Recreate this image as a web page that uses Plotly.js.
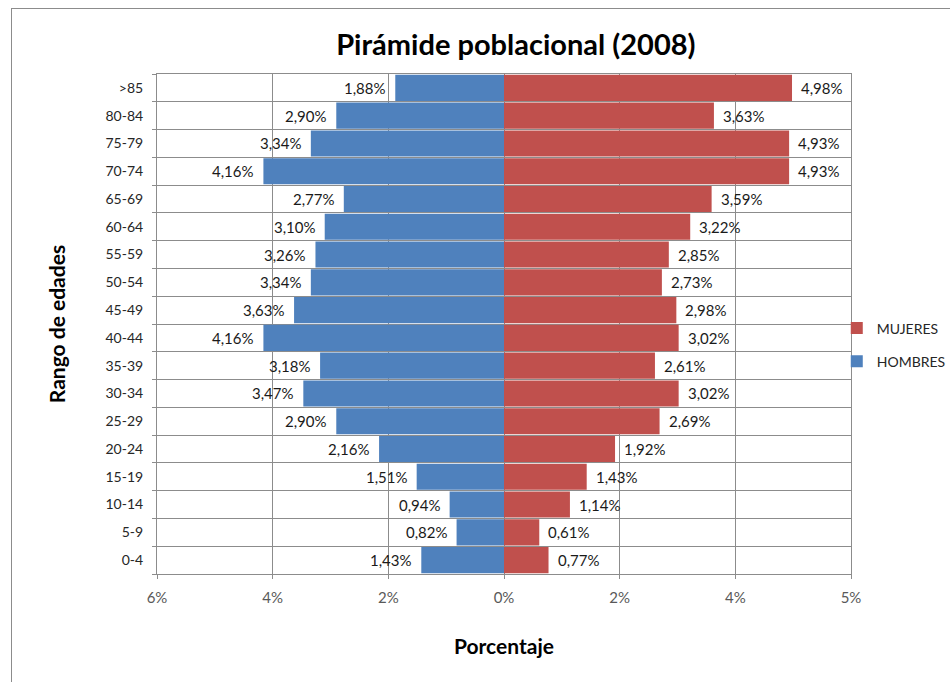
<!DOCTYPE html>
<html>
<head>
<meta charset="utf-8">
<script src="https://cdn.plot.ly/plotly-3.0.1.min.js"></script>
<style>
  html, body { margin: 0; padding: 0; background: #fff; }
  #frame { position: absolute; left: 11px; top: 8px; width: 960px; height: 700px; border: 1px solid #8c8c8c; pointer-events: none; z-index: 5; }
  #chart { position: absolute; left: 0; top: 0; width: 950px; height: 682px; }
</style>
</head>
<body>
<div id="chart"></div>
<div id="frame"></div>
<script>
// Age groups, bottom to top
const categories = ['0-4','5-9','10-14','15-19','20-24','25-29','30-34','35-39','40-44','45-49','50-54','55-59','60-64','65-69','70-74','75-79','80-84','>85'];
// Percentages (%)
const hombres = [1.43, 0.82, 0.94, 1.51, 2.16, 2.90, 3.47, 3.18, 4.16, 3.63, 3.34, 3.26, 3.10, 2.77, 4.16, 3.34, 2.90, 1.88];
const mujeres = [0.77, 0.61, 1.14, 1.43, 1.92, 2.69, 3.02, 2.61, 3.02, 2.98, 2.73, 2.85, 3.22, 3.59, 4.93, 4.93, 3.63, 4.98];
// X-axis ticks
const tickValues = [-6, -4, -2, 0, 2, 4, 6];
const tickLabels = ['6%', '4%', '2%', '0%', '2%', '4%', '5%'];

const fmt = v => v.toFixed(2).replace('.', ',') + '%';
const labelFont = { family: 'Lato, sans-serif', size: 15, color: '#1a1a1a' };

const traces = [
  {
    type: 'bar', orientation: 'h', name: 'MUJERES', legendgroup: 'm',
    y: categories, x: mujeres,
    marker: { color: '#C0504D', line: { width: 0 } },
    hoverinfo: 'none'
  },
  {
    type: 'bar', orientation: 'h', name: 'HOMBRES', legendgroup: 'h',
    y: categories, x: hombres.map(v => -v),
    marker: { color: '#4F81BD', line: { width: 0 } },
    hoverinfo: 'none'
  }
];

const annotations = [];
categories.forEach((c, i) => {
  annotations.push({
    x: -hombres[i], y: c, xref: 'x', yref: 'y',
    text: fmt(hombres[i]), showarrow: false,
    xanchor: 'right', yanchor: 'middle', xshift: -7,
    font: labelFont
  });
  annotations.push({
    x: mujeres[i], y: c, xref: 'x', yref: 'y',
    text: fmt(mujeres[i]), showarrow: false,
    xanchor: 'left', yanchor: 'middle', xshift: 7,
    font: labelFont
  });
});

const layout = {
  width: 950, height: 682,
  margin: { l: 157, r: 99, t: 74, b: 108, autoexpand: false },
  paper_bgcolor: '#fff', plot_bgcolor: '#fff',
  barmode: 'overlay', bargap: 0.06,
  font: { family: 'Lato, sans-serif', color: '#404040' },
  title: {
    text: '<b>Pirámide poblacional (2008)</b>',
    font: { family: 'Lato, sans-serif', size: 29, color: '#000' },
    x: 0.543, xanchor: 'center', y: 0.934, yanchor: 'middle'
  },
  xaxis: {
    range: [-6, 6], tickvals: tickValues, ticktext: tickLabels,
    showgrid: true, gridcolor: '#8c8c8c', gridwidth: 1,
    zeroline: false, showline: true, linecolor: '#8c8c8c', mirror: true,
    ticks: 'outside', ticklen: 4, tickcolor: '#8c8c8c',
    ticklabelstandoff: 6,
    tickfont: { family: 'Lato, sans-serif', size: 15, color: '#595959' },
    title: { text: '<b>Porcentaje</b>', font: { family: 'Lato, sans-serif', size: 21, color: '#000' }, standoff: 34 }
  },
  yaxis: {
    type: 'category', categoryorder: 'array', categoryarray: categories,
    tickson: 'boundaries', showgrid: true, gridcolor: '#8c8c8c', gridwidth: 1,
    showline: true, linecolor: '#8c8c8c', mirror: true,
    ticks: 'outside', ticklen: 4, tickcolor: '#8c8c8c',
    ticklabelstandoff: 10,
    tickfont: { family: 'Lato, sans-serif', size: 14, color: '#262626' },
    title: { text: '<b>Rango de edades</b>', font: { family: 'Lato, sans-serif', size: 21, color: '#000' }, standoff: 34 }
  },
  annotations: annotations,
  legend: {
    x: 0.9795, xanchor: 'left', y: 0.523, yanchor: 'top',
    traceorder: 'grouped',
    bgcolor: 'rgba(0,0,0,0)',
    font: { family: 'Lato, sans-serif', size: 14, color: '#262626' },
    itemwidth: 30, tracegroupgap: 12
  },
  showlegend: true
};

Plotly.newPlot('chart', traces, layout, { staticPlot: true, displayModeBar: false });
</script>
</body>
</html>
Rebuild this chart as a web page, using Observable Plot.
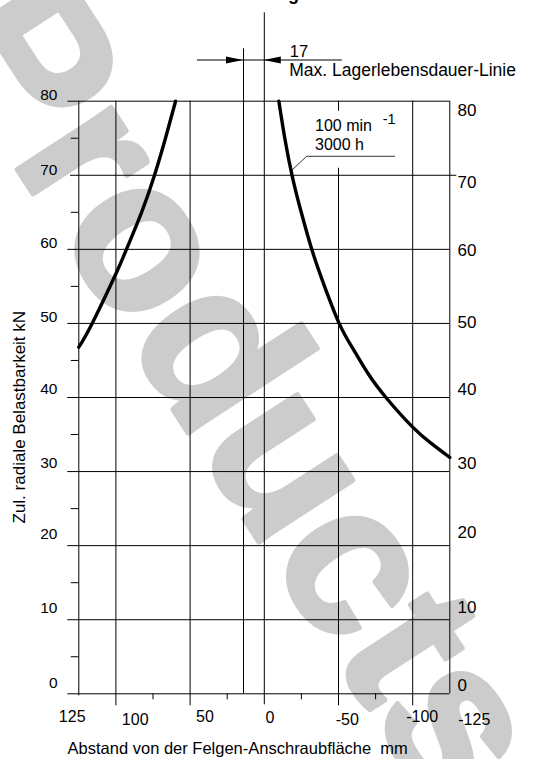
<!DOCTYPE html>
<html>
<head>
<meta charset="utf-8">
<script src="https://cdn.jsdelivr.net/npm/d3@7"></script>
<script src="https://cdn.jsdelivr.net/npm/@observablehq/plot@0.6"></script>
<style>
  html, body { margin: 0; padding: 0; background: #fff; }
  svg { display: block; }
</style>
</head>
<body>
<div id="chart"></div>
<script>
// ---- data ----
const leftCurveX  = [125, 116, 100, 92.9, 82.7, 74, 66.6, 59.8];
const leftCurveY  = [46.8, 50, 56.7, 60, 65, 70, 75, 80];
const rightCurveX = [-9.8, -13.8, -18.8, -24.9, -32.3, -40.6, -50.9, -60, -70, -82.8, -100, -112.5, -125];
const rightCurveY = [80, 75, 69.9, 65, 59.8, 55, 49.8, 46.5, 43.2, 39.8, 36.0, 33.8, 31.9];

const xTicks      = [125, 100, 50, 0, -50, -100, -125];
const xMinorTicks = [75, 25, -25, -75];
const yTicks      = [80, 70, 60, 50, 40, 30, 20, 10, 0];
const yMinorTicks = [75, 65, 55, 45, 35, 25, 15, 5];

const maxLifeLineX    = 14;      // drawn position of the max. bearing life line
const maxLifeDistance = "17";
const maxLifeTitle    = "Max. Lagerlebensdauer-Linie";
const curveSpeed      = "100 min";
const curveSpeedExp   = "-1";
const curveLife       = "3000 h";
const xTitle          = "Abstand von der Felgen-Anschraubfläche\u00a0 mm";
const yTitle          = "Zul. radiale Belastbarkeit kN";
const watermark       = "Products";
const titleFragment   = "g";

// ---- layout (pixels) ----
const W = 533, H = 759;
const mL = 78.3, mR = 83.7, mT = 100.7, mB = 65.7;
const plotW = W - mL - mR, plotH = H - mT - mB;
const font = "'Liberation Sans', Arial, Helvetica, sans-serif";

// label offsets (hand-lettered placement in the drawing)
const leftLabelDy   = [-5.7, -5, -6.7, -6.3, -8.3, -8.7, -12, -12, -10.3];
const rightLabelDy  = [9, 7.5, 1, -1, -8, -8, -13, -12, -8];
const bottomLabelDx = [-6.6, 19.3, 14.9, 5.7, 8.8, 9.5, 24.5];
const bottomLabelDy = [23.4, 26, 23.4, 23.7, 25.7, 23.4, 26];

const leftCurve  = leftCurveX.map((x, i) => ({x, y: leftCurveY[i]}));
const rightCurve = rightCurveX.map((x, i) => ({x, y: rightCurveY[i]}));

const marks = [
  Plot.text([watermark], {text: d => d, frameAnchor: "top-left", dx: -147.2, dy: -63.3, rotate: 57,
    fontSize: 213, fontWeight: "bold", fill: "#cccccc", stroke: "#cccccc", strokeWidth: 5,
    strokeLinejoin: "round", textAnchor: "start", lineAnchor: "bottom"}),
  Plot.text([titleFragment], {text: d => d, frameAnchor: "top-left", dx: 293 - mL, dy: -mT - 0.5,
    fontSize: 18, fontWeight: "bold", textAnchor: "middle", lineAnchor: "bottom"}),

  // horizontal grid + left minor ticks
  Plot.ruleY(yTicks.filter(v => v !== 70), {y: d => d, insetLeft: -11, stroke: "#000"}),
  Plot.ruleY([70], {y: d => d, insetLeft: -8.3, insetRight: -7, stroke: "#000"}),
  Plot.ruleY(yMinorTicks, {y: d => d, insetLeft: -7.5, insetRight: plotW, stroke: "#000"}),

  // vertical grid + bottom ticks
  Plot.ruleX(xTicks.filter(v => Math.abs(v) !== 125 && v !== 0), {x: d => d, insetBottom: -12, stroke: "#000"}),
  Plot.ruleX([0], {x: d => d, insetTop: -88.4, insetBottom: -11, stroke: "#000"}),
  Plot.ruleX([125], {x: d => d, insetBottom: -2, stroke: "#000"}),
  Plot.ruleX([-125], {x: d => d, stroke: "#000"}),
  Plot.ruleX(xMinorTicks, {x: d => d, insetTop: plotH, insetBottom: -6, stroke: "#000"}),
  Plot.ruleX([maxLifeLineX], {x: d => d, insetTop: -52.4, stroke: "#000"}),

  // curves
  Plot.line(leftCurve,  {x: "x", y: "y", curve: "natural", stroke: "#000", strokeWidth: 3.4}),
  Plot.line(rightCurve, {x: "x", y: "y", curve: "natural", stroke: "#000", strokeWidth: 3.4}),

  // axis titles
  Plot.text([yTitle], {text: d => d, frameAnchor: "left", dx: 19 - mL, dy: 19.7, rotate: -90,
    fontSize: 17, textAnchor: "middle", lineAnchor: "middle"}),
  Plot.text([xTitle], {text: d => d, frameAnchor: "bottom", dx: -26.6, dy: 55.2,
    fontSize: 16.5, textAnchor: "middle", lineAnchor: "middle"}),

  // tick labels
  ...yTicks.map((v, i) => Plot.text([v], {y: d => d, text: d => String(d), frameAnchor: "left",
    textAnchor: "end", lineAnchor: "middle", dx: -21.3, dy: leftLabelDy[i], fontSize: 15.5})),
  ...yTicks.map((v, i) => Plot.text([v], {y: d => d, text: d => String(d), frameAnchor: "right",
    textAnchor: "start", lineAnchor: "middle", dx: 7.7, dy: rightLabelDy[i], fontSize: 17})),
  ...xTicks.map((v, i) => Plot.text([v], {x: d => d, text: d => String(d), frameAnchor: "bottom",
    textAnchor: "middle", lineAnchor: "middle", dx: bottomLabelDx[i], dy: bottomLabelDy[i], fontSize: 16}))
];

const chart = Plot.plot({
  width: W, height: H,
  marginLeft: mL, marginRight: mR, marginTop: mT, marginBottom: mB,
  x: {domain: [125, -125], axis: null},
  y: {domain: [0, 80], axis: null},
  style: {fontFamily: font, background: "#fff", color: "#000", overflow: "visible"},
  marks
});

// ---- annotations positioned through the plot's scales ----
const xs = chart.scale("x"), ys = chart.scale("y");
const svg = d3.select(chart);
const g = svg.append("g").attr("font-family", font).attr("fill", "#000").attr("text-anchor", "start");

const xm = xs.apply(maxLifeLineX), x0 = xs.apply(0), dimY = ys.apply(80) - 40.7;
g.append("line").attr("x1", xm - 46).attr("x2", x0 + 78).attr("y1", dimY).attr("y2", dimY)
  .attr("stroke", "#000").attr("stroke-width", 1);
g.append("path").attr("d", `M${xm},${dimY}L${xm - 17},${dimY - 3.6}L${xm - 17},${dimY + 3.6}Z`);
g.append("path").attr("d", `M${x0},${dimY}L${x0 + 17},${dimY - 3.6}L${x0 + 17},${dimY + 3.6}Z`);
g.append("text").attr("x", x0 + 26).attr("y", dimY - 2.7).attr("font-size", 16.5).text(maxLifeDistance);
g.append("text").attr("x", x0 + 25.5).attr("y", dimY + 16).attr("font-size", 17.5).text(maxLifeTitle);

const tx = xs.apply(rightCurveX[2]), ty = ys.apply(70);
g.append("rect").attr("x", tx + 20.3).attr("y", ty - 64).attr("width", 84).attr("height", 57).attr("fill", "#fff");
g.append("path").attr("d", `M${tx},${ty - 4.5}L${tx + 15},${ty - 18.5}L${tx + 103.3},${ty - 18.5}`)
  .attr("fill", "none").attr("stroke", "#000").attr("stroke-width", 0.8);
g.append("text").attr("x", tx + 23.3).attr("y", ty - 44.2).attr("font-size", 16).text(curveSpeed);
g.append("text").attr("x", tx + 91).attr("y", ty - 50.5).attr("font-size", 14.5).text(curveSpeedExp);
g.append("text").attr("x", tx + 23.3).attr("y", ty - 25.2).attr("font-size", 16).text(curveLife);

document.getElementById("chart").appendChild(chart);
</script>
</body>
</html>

> **Task to carry out**: Pictures stay out. Print the data exactly, from its first line through the line containing "15, color: '#1a1a1a'".

> **In response**:
Recreate this image as a web page that uses Plotly.js.
<!DOCTYPE html>
<html>
<head>
<meta charset="utf-8">
<script src="https://cdn.plot.ly/plotly-3.0.1.min.js"></script>
<style>
  html, body { margin: 0; padding: 0; background: #fff; }
  #frame { position: absolute; left: 11px; top: 8px; width: 960px; height: 700px; border: 1px solid #8c8c8c; pointer-events: none; z-index: 5; }
  #chart { position: absolute; left: 0; top: 0; width: 950px; height: 682px; }
</style>
</head>
<body>
<div id="chart"></div>
<div id="frame"></div>
<script>
// Age groups, bottom to top
const categories = ['0-4','5-9','10-14','15-19','20-24','25-29','30-34','35-39','40-44','45-49','50-54','55-59','60-64','65-69','70-74','75-79','80-84','>85'];
// Percentages (%)
const hombres = [1.43, 0.82, 0.94, 1.51, 2.16, 2.90, 3.47, 3.18, 4.16, 3.63, 3.34, 3.26, 3.10, 2.77, 4.16, 3.34, 2.90, 1.88];
const mujeres = [0.77, 0.61, 1.14, 1.43, 1.92, 2.69, 3.02, 2.61, 3.02, 2.98, 2.73, 2.85, 3.22, 3.59, 4.93, 4.93, 3.63, 4.98];
// X-axis ticks
const tickValues = [-6, -4, -2, 0, 2, 4, 6];
const tickLabels = ['6%', '4%', '2%', '0%', '2%', '4%', '5%'];

const fmt = v => v.toFixed(2).replace('.', ',') + '%';
const labelFont = { family: 'Lato, sans-serif', size: 15, color: '#1a1a1a' };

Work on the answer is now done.